Update the byval-through-pointer-promotion.ll test: remove sroa from the RUN clause because the optimized input is in use.
Colleagues, if the changes look good for you, could you help me with landing? Thank you.
If you have no objections, I would like to use the comments under this review to ask a question about changing the byval promotion scheme with the "usual" one. The following code:
define internal void @f(%struct.ss* byval(%struct.ss) align 4 %b, %struct.ss** align 8 %acc) nounwind { entry: store %struct.ss* %b, %struct.ss** %acc, align 8 ret void }
Currently is optimized to the following one:
define internal void @f(i32 %b.0, i64 %b.1, %struct.ss** align 8 %acc) #0 { entry: %b = alloca %struct.ss, align 4 %.0 = getelementptr %struct.ss, %struct.ss* %b, i32 0, i32 0 store i32 %b.0, i32* %.0, align 4 %.1 = getelementptr %struct.ss, %struct.ss* %b, i32 0, i32 1 store i64 %b.1, i64* %.1, align 4 store %struct.ss* %b, %struct.ss** %acc, align 8 ret void }
So, actually we store not the original pointer of %struct.ss but a pointer to a temporary allocated on the function f's stack frame.

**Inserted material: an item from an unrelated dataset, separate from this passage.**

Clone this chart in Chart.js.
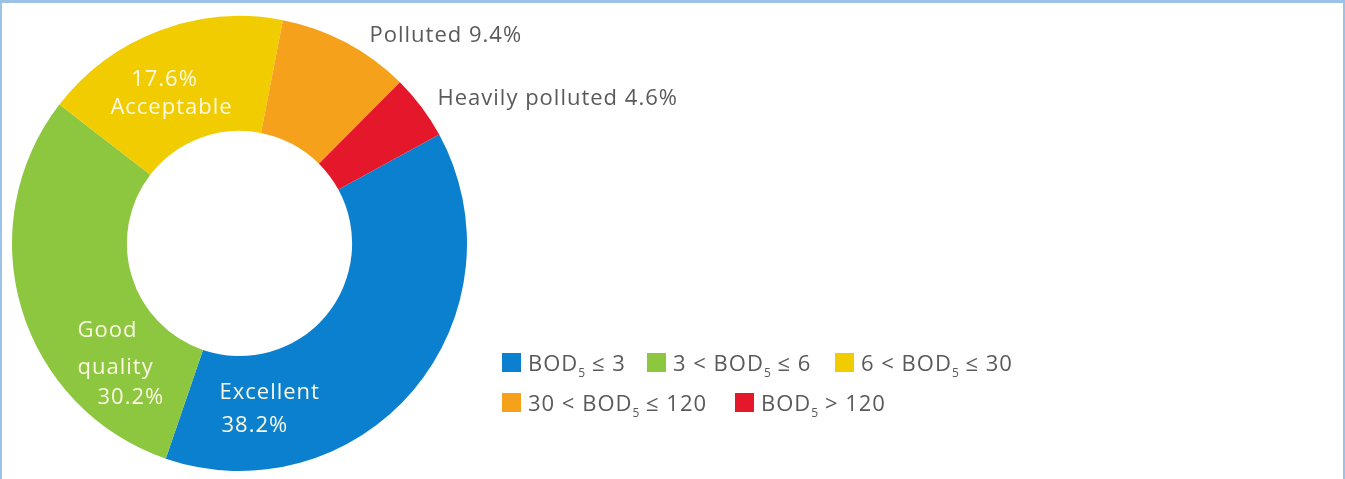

Maybe I get byval wrong and %struct.ss* byval(%struct.ss) align 4 %b is also a pointer to a temporary (but an implicitly created) and therefore there is no difference?
And I see that the "usual" (non-byval) promotion uses i64 for the second argument of the generated GEP instructions:
%2 = alloca %struct.A, align 32 %3 = getelementptr inbounds %struct.A, %struct.A* %2, i32 0, i32 0 store float %0, float* %3, align 32 %4 = getelementptr inbounds %struct.A, %struct.A* %2, i32 0, i32 2 store i64 2, i64* %4, align 16 ; the struct is ready, use GEP and load to prepare new values for the arguments %5 = getelementptr %struct.A, %struct.A* %2, i64 0, i32 0 ; i64 0, not i32 0 %.val = load float, float* %5, align 32 %6 = getelementptr %struct.A, %struct.A* %2, i64 0, i32 2 ; i64 0, not i32 0 %.val1 = load i64, i64* %6, align 16
Does this work as designed?
I've prepared a patch that replaces byval promotion with usual (non-byval) one with allowed stores. The patch is based on this one, so I will be able to open the review after landing this one. If you could help me with landing, it would be great. Thanks a lot in advance.
Sorry for the delay, I have landed the change now. I'd recommend you to request commit access, see https://llvm.org/docs/DeveloperPolicy.html#obtaining-commit-access for instructions.
The index type to use is specified by DataLayout -- however, other index types will be automatically sign extended or truncated. So it's fine either way, though using the correct index type (i64 by default) is preferred. Struct indices always use i32 though.
This std::transform makes the code both longer and harder to read.